Copy the lines holding the word "chart", all of them.

Dataset excerpt:
═══

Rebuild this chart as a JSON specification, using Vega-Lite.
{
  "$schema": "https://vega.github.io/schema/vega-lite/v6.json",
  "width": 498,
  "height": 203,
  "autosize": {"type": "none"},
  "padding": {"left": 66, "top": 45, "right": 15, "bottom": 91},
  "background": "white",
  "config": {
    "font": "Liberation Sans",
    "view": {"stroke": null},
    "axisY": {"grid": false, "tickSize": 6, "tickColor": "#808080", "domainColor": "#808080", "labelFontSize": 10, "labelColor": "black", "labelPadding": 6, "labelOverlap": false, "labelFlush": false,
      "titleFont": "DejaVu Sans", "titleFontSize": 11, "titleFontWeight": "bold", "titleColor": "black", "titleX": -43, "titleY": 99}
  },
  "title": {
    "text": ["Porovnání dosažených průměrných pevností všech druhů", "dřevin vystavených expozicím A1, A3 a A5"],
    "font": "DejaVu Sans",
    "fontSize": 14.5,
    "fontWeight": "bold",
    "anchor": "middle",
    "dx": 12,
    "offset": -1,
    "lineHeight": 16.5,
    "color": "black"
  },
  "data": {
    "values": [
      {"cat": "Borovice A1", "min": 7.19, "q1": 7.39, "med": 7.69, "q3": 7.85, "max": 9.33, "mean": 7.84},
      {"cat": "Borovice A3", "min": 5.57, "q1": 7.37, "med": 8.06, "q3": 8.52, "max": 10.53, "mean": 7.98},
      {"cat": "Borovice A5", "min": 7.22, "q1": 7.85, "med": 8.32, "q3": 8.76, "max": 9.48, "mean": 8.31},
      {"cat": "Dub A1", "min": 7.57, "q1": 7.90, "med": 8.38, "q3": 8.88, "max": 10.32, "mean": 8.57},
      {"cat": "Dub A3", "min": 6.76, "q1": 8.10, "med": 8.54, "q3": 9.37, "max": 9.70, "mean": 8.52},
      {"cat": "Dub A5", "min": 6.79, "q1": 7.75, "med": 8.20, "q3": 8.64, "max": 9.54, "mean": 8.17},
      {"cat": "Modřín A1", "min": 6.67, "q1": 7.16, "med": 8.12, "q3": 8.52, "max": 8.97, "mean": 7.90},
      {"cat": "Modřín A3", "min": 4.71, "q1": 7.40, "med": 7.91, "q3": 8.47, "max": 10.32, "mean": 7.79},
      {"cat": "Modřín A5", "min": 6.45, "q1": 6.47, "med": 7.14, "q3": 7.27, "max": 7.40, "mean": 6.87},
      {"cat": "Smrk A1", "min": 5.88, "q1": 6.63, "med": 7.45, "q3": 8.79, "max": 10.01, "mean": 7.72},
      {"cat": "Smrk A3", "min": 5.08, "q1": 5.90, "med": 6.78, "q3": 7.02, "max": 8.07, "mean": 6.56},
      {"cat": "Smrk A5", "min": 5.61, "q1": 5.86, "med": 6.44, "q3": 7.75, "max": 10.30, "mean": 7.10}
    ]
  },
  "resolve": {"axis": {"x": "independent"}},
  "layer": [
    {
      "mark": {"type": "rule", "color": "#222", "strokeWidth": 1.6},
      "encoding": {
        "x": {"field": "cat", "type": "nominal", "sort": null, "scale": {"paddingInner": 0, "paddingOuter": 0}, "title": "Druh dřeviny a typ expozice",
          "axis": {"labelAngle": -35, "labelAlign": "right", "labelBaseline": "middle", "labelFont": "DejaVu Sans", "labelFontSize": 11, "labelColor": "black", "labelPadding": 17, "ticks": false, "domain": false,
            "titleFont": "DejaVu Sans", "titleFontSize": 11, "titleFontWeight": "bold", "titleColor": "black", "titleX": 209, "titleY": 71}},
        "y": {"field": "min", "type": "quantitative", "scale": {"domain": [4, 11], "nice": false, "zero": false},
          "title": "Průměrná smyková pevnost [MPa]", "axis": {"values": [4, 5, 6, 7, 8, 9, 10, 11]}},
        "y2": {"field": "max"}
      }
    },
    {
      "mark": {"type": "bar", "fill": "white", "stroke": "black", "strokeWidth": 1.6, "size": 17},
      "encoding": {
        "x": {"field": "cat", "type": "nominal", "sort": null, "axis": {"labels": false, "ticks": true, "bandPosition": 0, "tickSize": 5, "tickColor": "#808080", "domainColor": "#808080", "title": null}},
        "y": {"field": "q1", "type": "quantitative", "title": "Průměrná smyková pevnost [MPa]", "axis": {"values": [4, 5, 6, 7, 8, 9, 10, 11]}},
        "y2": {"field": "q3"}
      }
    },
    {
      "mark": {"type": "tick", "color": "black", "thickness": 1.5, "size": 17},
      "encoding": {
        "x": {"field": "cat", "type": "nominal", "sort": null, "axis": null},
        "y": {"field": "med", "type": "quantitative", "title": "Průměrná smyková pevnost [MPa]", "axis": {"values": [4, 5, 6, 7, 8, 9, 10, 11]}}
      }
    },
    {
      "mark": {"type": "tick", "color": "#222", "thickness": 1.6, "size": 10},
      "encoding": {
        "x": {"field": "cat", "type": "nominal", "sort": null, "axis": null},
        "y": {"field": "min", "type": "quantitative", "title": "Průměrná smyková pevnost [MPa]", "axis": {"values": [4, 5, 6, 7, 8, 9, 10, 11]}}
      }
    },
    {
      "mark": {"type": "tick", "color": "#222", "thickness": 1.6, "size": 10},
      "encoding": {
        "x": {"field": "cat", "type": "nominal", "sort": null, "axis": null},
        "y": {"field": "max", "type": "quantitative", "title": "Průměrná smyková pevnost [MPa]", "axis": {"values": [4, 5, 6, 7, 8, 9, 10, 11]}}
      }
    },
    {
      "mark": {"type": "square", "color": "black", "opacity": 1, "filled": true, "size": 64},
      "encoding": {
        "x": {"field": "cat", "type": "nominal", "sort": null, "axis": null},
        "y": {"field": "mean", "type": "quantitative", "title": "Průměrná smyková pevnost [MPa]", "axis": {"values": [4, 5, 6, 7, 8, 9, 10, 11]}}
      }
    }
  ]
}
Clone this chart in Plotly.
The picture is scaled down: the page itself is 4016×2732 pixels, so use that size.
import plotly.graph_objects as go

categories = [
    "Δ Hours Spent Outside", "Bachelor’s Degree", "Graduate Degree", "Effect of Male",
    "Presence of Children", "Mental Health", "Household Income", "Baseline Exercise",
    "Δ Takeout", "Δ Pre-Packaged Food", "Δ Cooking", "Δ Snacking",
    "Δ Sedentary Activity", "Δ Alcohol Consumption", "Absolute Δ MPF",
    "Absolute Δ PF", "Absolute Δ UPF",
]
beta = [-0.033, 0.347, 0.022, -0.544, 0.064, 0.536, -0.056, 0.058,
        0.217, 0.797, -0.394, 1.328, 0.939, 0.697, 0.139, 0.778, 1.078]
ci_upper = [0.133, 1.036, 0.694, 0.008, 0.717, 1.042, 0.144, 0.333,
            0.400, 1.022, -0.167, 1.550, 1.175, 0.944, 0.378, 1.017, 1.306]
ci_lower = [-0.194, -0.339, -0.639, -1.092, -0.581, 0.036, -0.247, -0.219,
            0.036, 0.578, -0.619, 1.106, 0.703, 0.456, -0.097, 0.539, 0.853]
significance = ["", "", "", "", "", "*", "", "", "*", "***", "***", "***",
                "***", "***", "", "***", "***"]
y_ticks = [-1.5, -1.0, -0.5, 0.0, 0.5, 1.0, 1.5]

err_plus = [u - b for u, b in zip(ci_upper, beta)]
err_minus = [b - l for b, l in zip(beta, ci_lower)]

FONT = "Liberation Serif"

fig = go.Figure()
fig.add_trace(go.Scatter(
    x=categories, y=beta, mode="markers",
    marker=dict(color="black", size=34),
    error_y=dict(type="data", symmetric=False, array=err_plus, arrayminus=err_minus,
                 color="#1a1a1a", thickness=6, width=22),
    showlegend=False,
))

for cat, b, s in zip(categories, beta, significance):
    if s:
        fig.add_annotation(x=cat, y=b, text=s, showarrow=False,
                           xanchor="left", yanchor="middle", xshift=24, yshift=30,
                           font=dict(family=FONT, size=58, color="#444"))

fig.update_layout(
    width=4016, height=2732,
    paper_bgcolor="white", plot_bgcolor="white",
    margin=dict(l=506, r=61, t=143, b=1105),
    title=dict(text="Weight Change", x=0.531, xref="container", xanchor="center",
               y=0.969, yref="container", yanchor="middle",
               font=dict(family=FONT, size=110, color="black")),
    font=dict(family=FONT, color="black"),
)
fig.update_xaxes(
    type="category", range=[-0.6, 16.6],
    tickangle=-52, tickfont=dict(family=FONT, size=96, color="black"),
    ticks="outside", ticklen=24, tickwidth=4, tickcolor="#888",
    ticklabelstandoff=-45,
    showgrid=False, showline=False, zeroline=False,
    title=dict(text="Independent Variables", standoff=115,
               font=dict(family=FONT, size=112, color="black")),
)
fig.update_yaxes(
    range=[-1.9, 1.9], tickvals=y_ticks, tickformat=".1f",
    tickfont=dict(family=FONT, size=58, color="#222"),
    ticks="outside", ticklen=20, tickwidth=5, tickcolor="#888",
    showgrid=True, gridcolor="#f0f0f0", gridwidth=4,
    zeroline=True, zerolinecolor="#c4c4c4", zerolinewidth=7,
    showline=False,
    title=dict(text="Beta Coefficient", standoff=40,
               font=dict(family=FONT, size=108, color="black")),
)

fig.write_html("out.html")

═══

## Result for this exercise
Rebuild this chart as a JSON specification, using Vega-Lite.
Clone this chart in Plotly.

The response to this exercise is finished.